Some evidence can be gleaned from Warner Bros recent decisionto pull out of its involvement with Lastfm, most likely to put its eggs in the MySpace streaming project.  The issue? royalties of course.  Warner Bros has been quite vocal about its desire to siphon off a share of the Ad revenues, not just from the main page but from the ancillary pages a user may go to whilst searching the artist. This is not a bad thing as it shows a traditional brick n’ mortar music company actively looking to compensate for the woeful sales of physical discs.  I am sure if WB could effectively set up its own streaming ‘radio’ and abandon the distribution model it would.  A number of labels \ artists are utilizing a single point of sale model already as evidenced by the fact that  AC\DC is just the latest in a line of artist to sell their CDs’   exclusively through Wall Mart.


  Why would an artist\label apparently limit distribution and technically expose the product to less folks?  - Control of margins and less expenditure on real world distribution.   How long before Label (X) only provides a song via Pandora or only on its own site?  Madness you say? Just another example of last gasp attempts by a limping to extinction record companies?   Answer me this, why are most record labels (such as Warner Bros \ Time Warner) are against the legislating for Net Neutrality?   Bandwidth equals access.   If the ISP’s get their wish media companies could purchase the lion’s share of bandwidth and elbow out the smaller niche players by having the playing field all to themselves.     Some have argued that the hoopla is much ado about very little, that the shakeout will leave a number of marginal players absorbed or destroyed but that in the end the independent music will find a way to get out there.  I counter, imagine you own a building in which your business resides, then one day someone tells you that a bigger competitor needs 85% of your space for stock storage.   Oh yeah, and you will have to move your sign and front door to the back and the street will be reduced to a one way dead end.  You may still get some of your dedicated existing clients but most new visitors will not even notice you.  Bandwidth.

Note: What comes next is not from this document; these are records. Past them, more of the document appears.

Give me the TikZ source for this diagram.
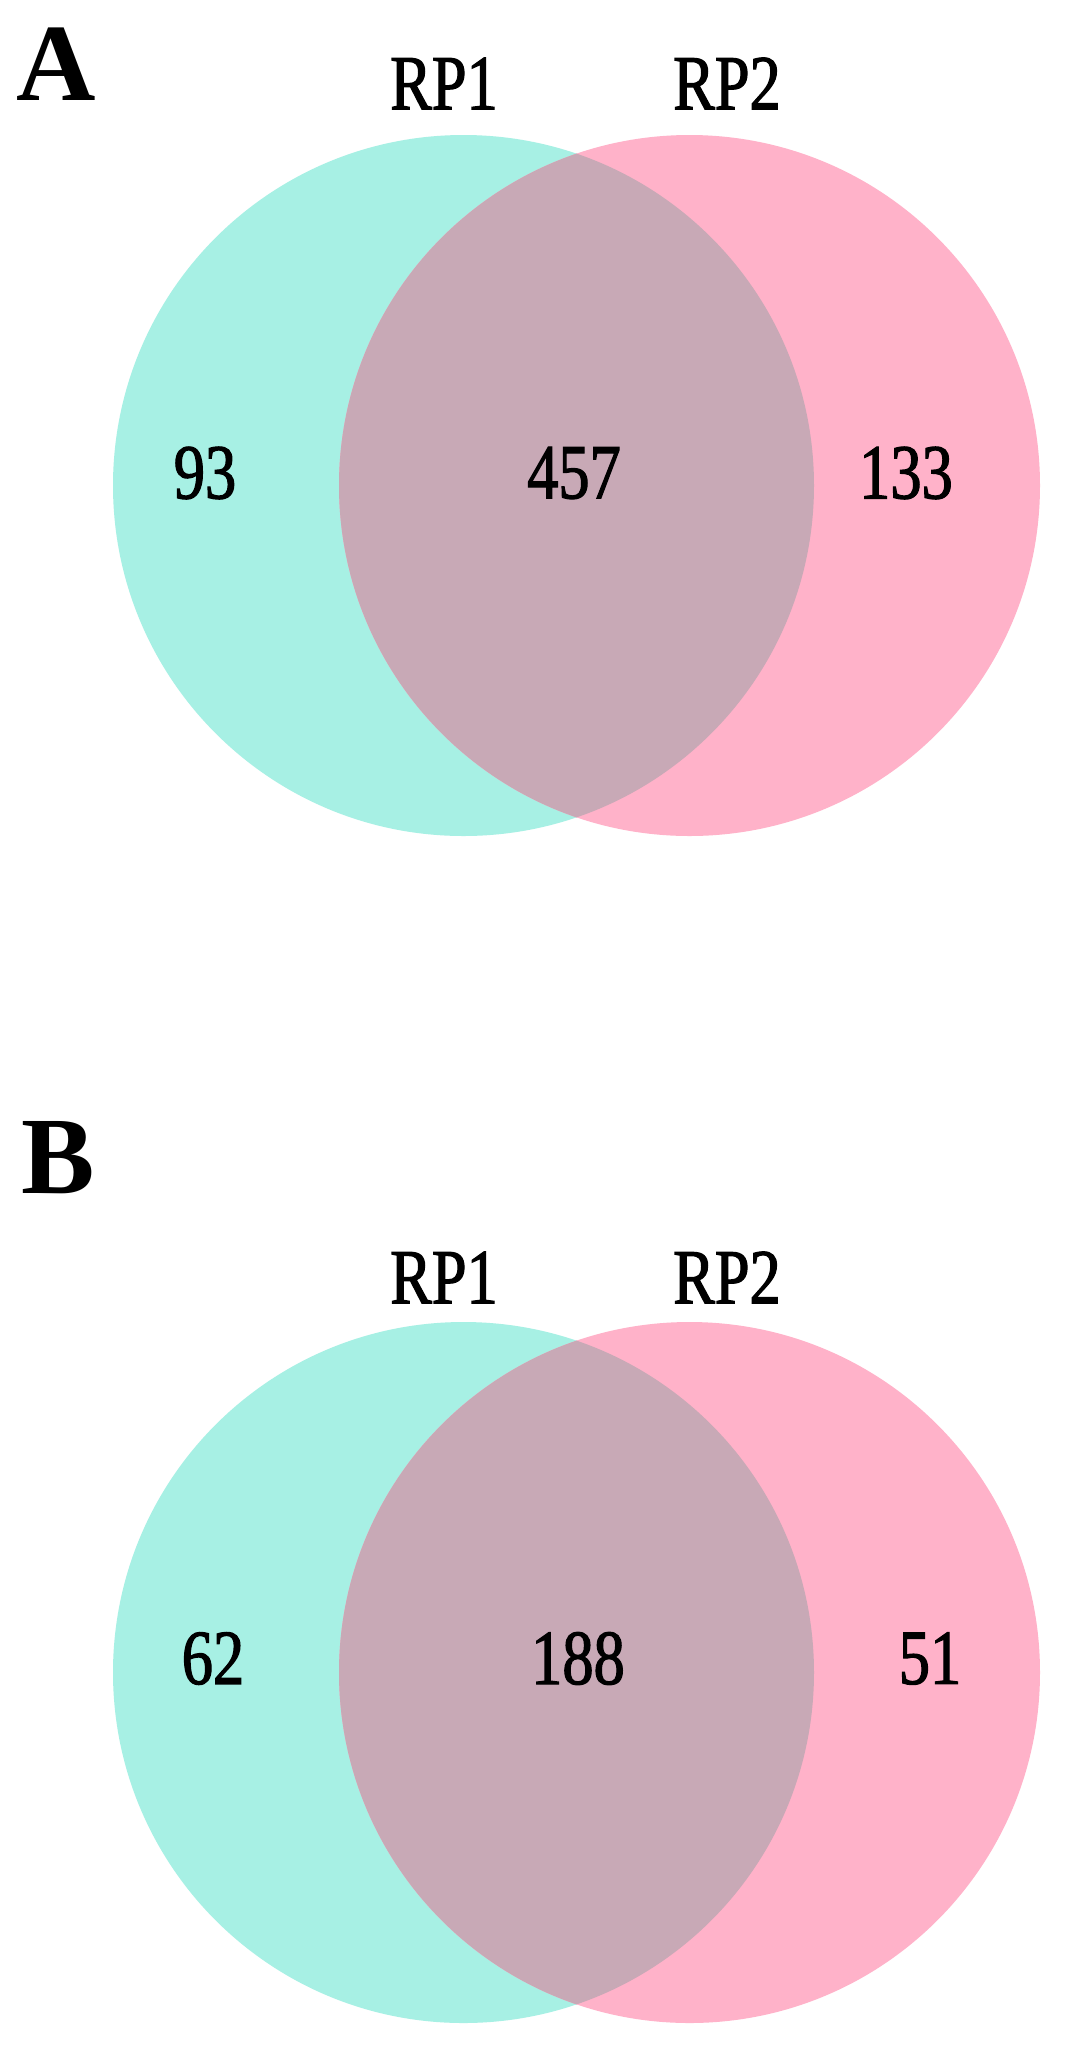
\documentclass[tikz,border=0pt]{standalone}
\usepackage{fontspec}
\setmainfont{Liberation Serif}
\newfontfamily\narrowfont{Liberation Serif}[FakeStretch=0.8,FakeBold=1.5]
\definecolor{setone}{RGB}{167,240,228}
\definecolor{settwo}{RGB}{255,178,201}
\definecolor{both}{RGB}{200,169,182}
\begin{document}
\begin{tikzpicture}[x=1pt,y=-1pt,
  panel/.style={font=\fontsize{110}{110}\selectfont\bfseries,inner sep=0pt},
  setlabel/.style={font=\narrowfont\fontsize{78}{78}\selectfont,inner sep=0pt},
  count/.style={font=\narrowfont\fontsize{78}{78}\selectfont,inner sep=0pt}]
\useasboundingbox (0,0) rectangle (1066,2046);
\fill[white] (0,0) rectangle (1066,2046);
% Panel A
\fill[setone] (463.5,485.5) circle (350.5);
\fill[settwo] (689.5,485.5) circle (350.5);
\begin{scope}
  \clip (463.5,485.5) circle (350.5);
  \fill[both] (689.5,485.5) circle (350.5);
\end{scope}
\node[panel] (lA) at (56,64.5) {A};
\node[setlabel] (a1) at (444,83.5) {RP1};
\node[setlabel] (a2) at (727,83.5) {RP2};
\node[count] (an1) at (205,473) {93};
\node[count] (an2) at (574,473) {457};
\node[count] (an3) at (906,473) {133};
% Panel B
\fill[setone] (463.5,1672.5) circle (350.5);
\fill[settwo] (689.5,1672.5) circle (350.5);
\begin{scope}
  \clip (463.5,1672.5) circle (350.5);
  \fill[both] (689.5,1672.5) circle (350.5);
\end{scope}
\node[panel] (lB) at (58,1158) {B};
\node[setlabel] (b1) at (444,1277.5) {RP1};
\node[setlabel] (b2) at (727,1277.5) {RP2};
\node[count] (bn1) at (213,1658.5) {62};
\node[count] (bn2) at (578,1658.5) {188};
\node[count] (bn3) at (930,1658.5) {51};
\end{tikzpicture}
\end{document}
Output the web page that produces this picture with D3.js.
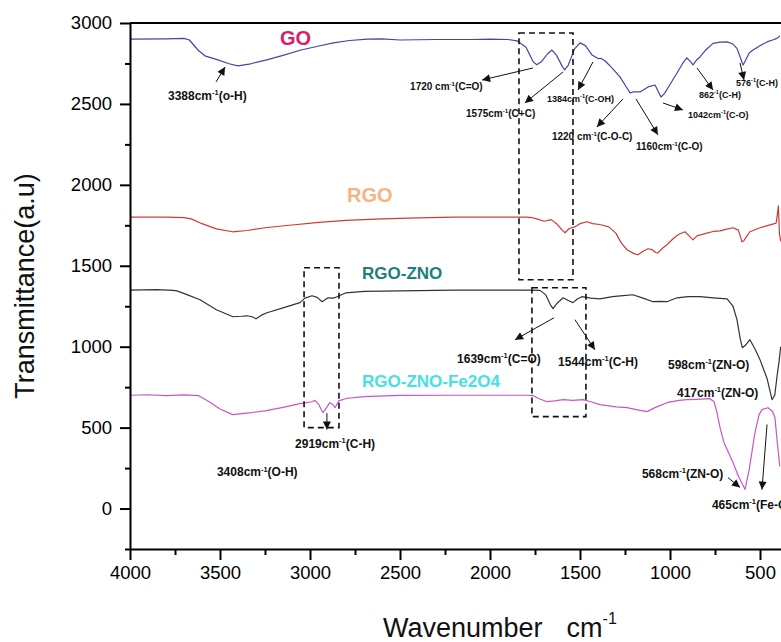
<!DOCTYPE html>
<html>
<head>
<meta charset="utf-8">
<script src="https://cdn.jsdelivr.net/npm/d3@7"></script>
<style>
  body { margin: 0; background: #fff; }
  svg { display: block; font-family: Arial, "Liberation Sans", sans-serif; }
</style>
</head>
<body>
<div id="app"></div>
<script>
// --- data (wavenumber cm-1, transmittance a.u.) ---
const goSpectrum = [
  [4000,2900],[3800,2902],[3700,2905],[3670,2895],[3620,2830],[3580,2795],[3520,2775],[3450,2748],
  [3400,2735],[3330,2748],[3240,2772],[3150,2800],[3050,2833],[2950,2858],[2870,2877],[2780,2892],
  [2680,2900],[2600,2902],[2500,2895],[2300,2898],[2100,2898],[2000,2900],[1900,2898],[1850,2890],
  [1800,2850],[1760,2760],[1740,2742],[1715,2760],[1680,2810],[1656,2833],[1630,2800],[1600,2735],
  [1585,2710],[1565,2740],[1530,2840],[1500,2877],[1470,2860],[1433,2802],[1400,2780],[1384,2782],
  [1360,2765],[1320,2720],[1278,2667],[1240,2600],[1222,2568],[1200,2575],[1167,2574],[1122,2605],
  [1083,2617],[1060,2565],[1050,2543],[1030,2565],[1000,2620],[961,2691],[930,2750],[906,2784],
  [885,2760],[872,2741],[850,2775],[833,2790],[800,2835],[761,2874],[720,2882],[683,2883],[650,2870],
  [628,2843],[610,2790],[594,2740],[580,2770],[560,2815],[539,2833],[500,2860],[461,2883],[430,2895],
  [406,2905],[390,2920]
];
const rgoSpectrum = [
  [4000,1800],[3800,1800],[3700,1798],[3660,1790],[3600,1760],[3520,1728],[3430,1710],[3350,1718],
  [3250,1735],[3100,1752],[2950,1768],[2800,1780],[2600,1790],[2400,1796],[2200,1800],[2000,1800],
  [1800,1800],[1770,1798],[1740,1790],[1700,1775],[1660,1785],[1630,1760],[1600,1722],[1583,1704],
  [1560,1730],[1530,1740],[1500,1760],[1461,1772],[1430,1760],[1390,1755],[1340,1740],[1300,1700],
  [1270,1640],[1239,1599],[1200,1575],[1178,1568],[1150,1590],[1122,1605],[1100,1600],[1080,1582],
  [1067,1580],[1040,1610],[1017,1630],[980,1670],[950,1695],[917,1710],[890,1680],[872,1660],
  [850,1685],[800,1700],[760,1712],[722,1716],[690,1725],[650,1735],[620,1720],[600,1648],[590,1655],
  [556,1710],[500,1735],[444,1753],[420,1760],[410,1765],[402,1830],[398,1870],[392,1700],[385,1650]
];
const rgoZnoSpectrum = [
  [4000,1350],[3850,1352],[3760,1348],[3739,1345],[3680,1320],[3611,1290],[3520,1228],[3428,1185],
  [3380,1188],[3350,1191],[3320,1185],[3300,1172],[3270,1195],[3239,1210],[3150,1240],[3056,1272],
  [3028,1300],[2989,1315],[2960,1305],[2933,1278],[2900,1302],[2870,1300],[2850,1309],[2800,1333],
  [2700,1342],[2500,1345],[2200,1350],[2000,1350],[1800,1350],[1722,1348],[1690,1320],[1665,1260],
  [1650,1235],[1630,1265],[1594,1302],[1565,1285],[1539,1272],[1515,1295],[1489,1309],[1440,1300],
  [1389,1296],[1320,1309],[1260,1315],[1206,1321],[1150,1300],[1094,1278],[1050,1280],[1017,1278],
  [961,1302],[900,1309],[833,1309],[760,1302],[683,1296],[650,1250],[628,1167],[610,1050],[598,994],
  [580,1010],[556,1043],[530,990],[500,920],[460,800],[433,673],[418,700],[405,820],[395,900],[385,1000]
];
const rgoZnoFeSpectrum = [
  [4000,700],[3900,703],[3800,698],[3700,702],[3620,698],[3560,660],[3500,615],[3430,580],[3350,590],
  [3250,603],[3150,625],[3056,648],[2990,660],[2972,668],[2950,640],[2928,592],[2910,620],[2890,654],
  [2870,640],[2861,623],[2840,665],[2800,680],[2700,692],[2500,699],[2200,700],[2000,700],[1800,700],
  [1761,698],[1730,680],[1683,660],[1640,665],[1594,673],[1540,668],[1483,673],[1440,660],[1389,642],
  [1300,628],[1239,623],[1180,610],[1128,599],[1080,625],[1017,654],[950,668],[906,673],[850,675],
  [778,679],[755,660],[739,592],[722,500],[700,407],[650,284],[620,200],[583,118],[560,240],[528,469],
  [505,580],[489,611],[456,623],[430,600],[417,562],[405,420],[390,260]
];

const seriesNames = ["GO", "RGO", "RGO-ZNO", "RGO-ZNO-Fe2O4"];
const seriesColors = ["#4444aa", "#cc3b3b", "#333333", "#c955c9"];
const labelColors = ["#d81e6b", "#f4b583", "#1c7f7c", "#44e2e2"];
// label anchor (wavenumber, value)
const labelPos = [[3167,2864],[2794,1895],[2711,1420],[2711,753]];

const xMajor = [4000, 3500, 3000, 2500, 2000, 1500, 1000, 500];
const xMinor = [3750, 3250, 2750, 2250, 1750, 1250, 750];
const yMajor = [0, 500, 1000, 1500, 2000, 2500, 3000];
const yMinor = [-250, 250, 750, 1250, 1750, 2250, 2750];

// peak annotations: text anchor + optional arrow (from -> tip)
const notes = [
  { w: 3789, v: 2525, pre: "3388cm", post: "(o-H)", size: 12, arrow: [3522, 2636, 3472, 2728] },
  { w: 2444, v: 2586, pre: "1720 cm", post: "(C=O)", size: 10, arrow: [1761, 2722, 2044, 2648] },
  { w: 2133, v: 2420, pre: "1575cm", post: "(C+C)", size: 10, arrow: [1594, 2698, 1806, 2506] },
  { w: 1683, v: 2512, pre: "1384cm", post: "(C-OH)", size: 9, arrow: [1428, 2759, 1511, 2586] },
  { w: 1656, v: 2278, pre: "1220 cm", post: "(C-O-C)", size: 10, arrow: [1261, 2531, 1406, 2358] },
  { w: 1189, v: 2216, pre: "1160cm", post: "(C-O)", size: 10, arrow: [1189, 2531, 1067, 2309] },
  { w: 900, v: 2414, pre: "1042cm", post: "(C-O)", size: 9, arrow: [1039, 2506, 928, 2463] },
  { w: 839, v: 2537, pre: "862", post: "(C-H)", size: 9, arrow: [850, 2722, 761, 2586] },
  { w: 633, v: 2611, pre: "576", post: "(C-H)", size: 9, arrow: [611, 2753, 589, 2648] },
  { w: 3083, v: 377, pre: "2919cm", post: "(C-H)", size: 12, arrow: [2906, 590, 2906, 488] },
  { w: 3517, v: 198, pre: "3408cm", post: "(O-H)", size: 12 },
  { w: 2183, v: 901, pre: "1639cm", post: "(C=O)", size: 12, arrow: [1644, 1179, 1861, 1043] },
  { w: 1622, v: 883, pre: "1544cm", post: "(C-H)", size: 12, arrow: [1528, 1167, 1417, 981] },
  { w: 1011, v: 864, pre: "598cm", post: "(ZN-O)", size: 12 },
  { w: 961, v: 691, pre: "417cm", post: "(ZN-O)", size: 12 },
  { w: 1156, v: 191, pre: "568cm", post: "(ZN-O)", size: 12, arrow: [678, 191, 611, 130] },
  { w: 767, v: 0, pre: "465cm", post: "(Fe-O)", size: 12, arrow: [461, 519, 489, 117] }
];

// dashed highlight boxes [w1, w2, v1, v2]
const boxes = [
  [1839, 1539, 2938, 1414],
  [1767, 1467, 1364, 568],
  [3033, 2839, 1488, 500]
];

const width = 781, height = 642;

const x = d3.scaleLinear().domain([4000, 350]).range([130, 787]);
const y = d3.scaleLinear().domain([-250, 3000]).range([549, 23]);

const svg = d3.select("#app").append("svg")
  .attr("width", width)
  .attr("height", height);

const plot = svg.append("g");

const line = d3.line()
  .x(d => x(d[0]))
  .y(d => y(d[1]));

const spectra = [goSpectrum, rgoSpectrum, rgoZnoSpectrum, rgoZnoFeSpectrum];
plot.selectAll("path.spec")
  .data(spectra)
  .join("path")
  .attr("class", "spec")
  .attr("d", line)
  .attr("fill", "none")
  .attr("stroke", (d, i) => seriesColors[i])
  .attr("stroke-width", 1.2)
  .attr("stroke-linejoin", "round");

// dashed boxes
plot.selectAll("rect.box")
  .data(boxes)
  .join("rect")
  .attr("class", "box")
  .attr("x", d => x(d[0]))
  .attr("y", d => y(d[2]))
  .attr("width", d => x(d[1]) - x(d[0]))
  .attr("height", d => y(d[3]) - y(d[2]))
  .attr("fill", "none")
  .attr("stroke", "#111")
  .attr("stroke-width", 1.6)
  .attr("stroke-dasharray", "6,4");

// arrows
svg.append("defs").append("marker")
  .attr("id", "arrow")
  .attr("viewBox", "0 -5 10 10")
  .attr("refX", 10)
  .attr("refY", 0)
  .attr("markerWidth", 12)
  .attr("markerHeight", 8)
  .attr("markerUnits", "userSpaceOnUse")
  .attr("orient", "auto")
  .append("path")
  .attr("d", "M0,-5L10,0L0,5Z")
  .attr("fill", "#111");

plot.selectAll("line.arrow")
  .data(notes.filter(d => d.arrow))
  .join("line")
  .attr("class", "arrow")
  .attr("x1", d => x(d.arrow[0]))
  .attr("y1", d => y(d.arrow[1]))
  .attr("x2", d => x(d.arrow[2]))
  .attr("y2", d => y(d.arrow[3]))
  .attr("stroke", "#111")
  .attr("stroke-width", 1)
  .attr("marker-end", "url(#arrow)");

// annotation texts
const noteText = plot.selectAll("text.note")
  .data(notes)
  .join("text")
  .attr("class", "note")
  .attr("x", d => x(d.w))
  .attr("y", d => y(d.v))
  .attr("font-size", d => d.size)
  .attr("font-weight", "bold")
  .attr("fill", "#111");
noteText.append("tspan").text(d => d.pre);
noteText.append("tspan")
  .attr("font-size", d => d.size * 0.62)
  .attr("dy", d => -d.size * 0.4)
  .text("-1");
noteText.append("tspan")
  .attr("dy", d => d.size * 0.4)
  .text(d => d.post);

// series labels
plot.selectAll("text.series")
  .data(seriesNames)
  .join("text")
  .attr("class", "series")
  .attr("x", (d, i) => x(labelPos[i][0]))
  .attr("y", (d, i) => y(labelPos[i][1]))
  .attr("font-size", (d, i) => i < 2 ? 20 : 17)
  .attr("font-weight", "bold")
  .attr("fill", (d, i) => labelColors[i])
  .text(d => d);

// axes
svg.append("g")
  .attr("transform", `translate(0,${y(-250)})`)
  .call(d3.axisBottom(x).tickValues(xMajor).tickSize(11).tickSizeOuter(0).tickPadding(6).tickFormat(d3.format("d")));
svg.append("g")
  .attr("transform", `translate(0,${y(-250)})`)
  .call(d3.axisBottom(x).tickValues(xMinor).tickSize(6).tickFormat(""))
  .call(g => g.select(".domain").remove());

svg.append("g")
  .attr("transform", `translate(${x(4000)},0)`)
  .call(d3.axisLeft(y).tickValues(yMajor).tickSize(10).tickSizeOuter(0).tickPadding(8).tickFormat(d3.format("d")));
svg.append("g")
  .attr("transform", `translate(${x(4000)},0)`)
  .call(d3.axisLeft(y).tickValues(yMinor).tickSize(5).tickFormat(""))
  .call(g => g.select(".domain").remove());

svg.selectAll(".domain, .tick line")
  .attr("stroke", "#000")
  .attr("stroke-width", 2);
svg.selectAll(".tick text")
  .attr("font-size", 18.5)
  .attr("font-family", "Arial, 'Liberation Sans', sans-serif")
  .attr("fill", "#000");

// top and right frame lines
svg.append("line")
  .attr("x1", x(4000)).attr("x2", x(350))
  .attr("y1", y(3000)).attr("y2", y(3000))
  .attr("stroke", "#000").attr("stroke-width", 2);
svg.append("line")
  .attr("x1", x(350)).attr("x2", x(350))
  .attr("y1", y(3000)).attr("y2", y(-250))
  .attr("stroke", "#000").attr("stroke-width", 2);

// titles
svg.append("text")
  .attr("transform", "translate(34,286) rotate(-90)")
  .attr("text-anchor", "middle")
  .attr("font-size", 27)
  .attr("fill", "#111")
  .text("Transmittance(a.u)");

const xt = svg.append("text")
  .attr("x", 383)
  .attr("y", 637)
  .attr("font-size", 27)
  .attr("fill", "#111");
xt.append("tspan").text("Wavenumber");
xt.append("tspan").attr("dx", 24).text("cm");
xt.append("tspan").attr("font-size", 16).attr("dy", -13).text("-1");
</script>
</body>
</html>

Over the next few years the big question for installers or custom systems is just how and what are you going to install in your clients homes.  Most certainly there will always be the high client who will want-(or told) the Media System with ADA output cards but where will the content come from and can you tag a recurring income from it?  Is the newest dealership to be an offical provider of Warner Bros licensed receivers?  Will high end CE manufacturers  provide multi license players much in the way you can sell ‘radio’ receivers with built in Wifi  for  internet content  streaming? 


Can pirate radio exist in a world where radio is only online? Will we never see the likes of Mark Hunter (Hard Harry)   again?